Now that you can accent any point in the measure (at least if you did the exercises from last month you can) we can move on to a very powerful bass technique, and that’s the use of isorhythms.

Many of you may have been already using isorhythms without being aware of it (I know I was doing this long before I had a fancy term for it). The basic idea is to play the same rhythmic figure while varying (or improvising) the notes. This creates a solid groove but at the same time gives you the freedom to interact with the rest of the ensemble and to vary the energy and emotion of the music (using some techniques we’ll talk about next time) while still providing a solid foundation.

Though this is a fantastic method for learning odd time signatures and various subdivisions, to start more simply we’re going to do an example in 4/4 with an eighth note feel. In this case, there are eight points in the measure to play on. We’re going to pick five, but you can do this with any amount (though if you do one it will be like last month’s exercise and if you pick zero you won’t be playing at all and eight and you’ll just be playing all the beats, so a number between two and seven is ideal).
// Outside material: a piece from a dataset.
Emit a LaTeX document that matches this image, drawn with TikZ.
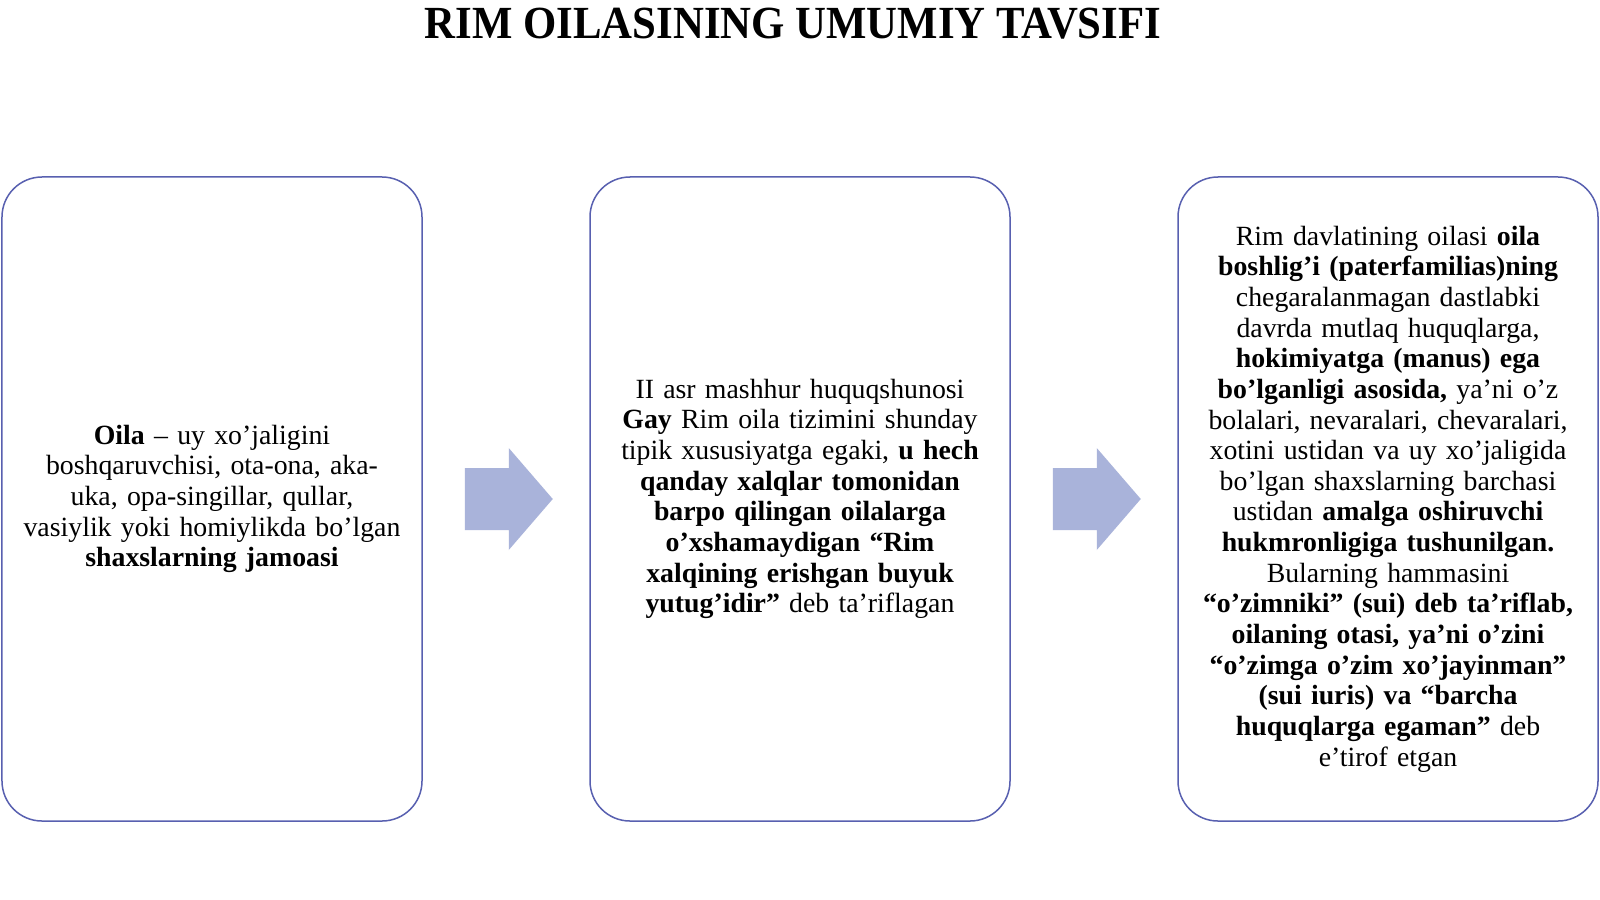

We’re going to play on 1 (it’s not a rule that you have to play on the downbeat, but it is more typical of basslines and sometimes is what’s expected) the 2, the “and of 2”, the “and of 3”, and the “and of 4” (in case you’re wondering, I picked these randomly using dice). To present this graphically, it will look like this (with underlines indicating the beats we’re playing on):

1 + 2 + 3 + 4 +

Step one is to play this rhythm just on one note, to learn what the isorhythm feels like. I’d suggest doing it with a metronome (or drum machine, or some other bass-less play-a-long), and count it out to make sure you’re playing it correctly. If you have trouble, just play the first two notes, and when you’re comfortable with that then add the next hit and so on until you’re playing the whole rhythm. When you’re grooving on it without having to count (or not having to concentrate so much on counting) then start improvising your notes within that rhythm. If you’re doing this with a drum machine, or better yet with a band, you should find it’s a lot of fun.

A final word regarding drum programming: it can make learning the isorhythm easier to put the accents into the drum part. But this can become a crutch. To really see how well you can play the rhythmic figure, try creating a drum beat that is a cross-rhythm to yours, with the drums accenting the beats you’re not playing (in the above example “+ of 1”, “3”, and “4”).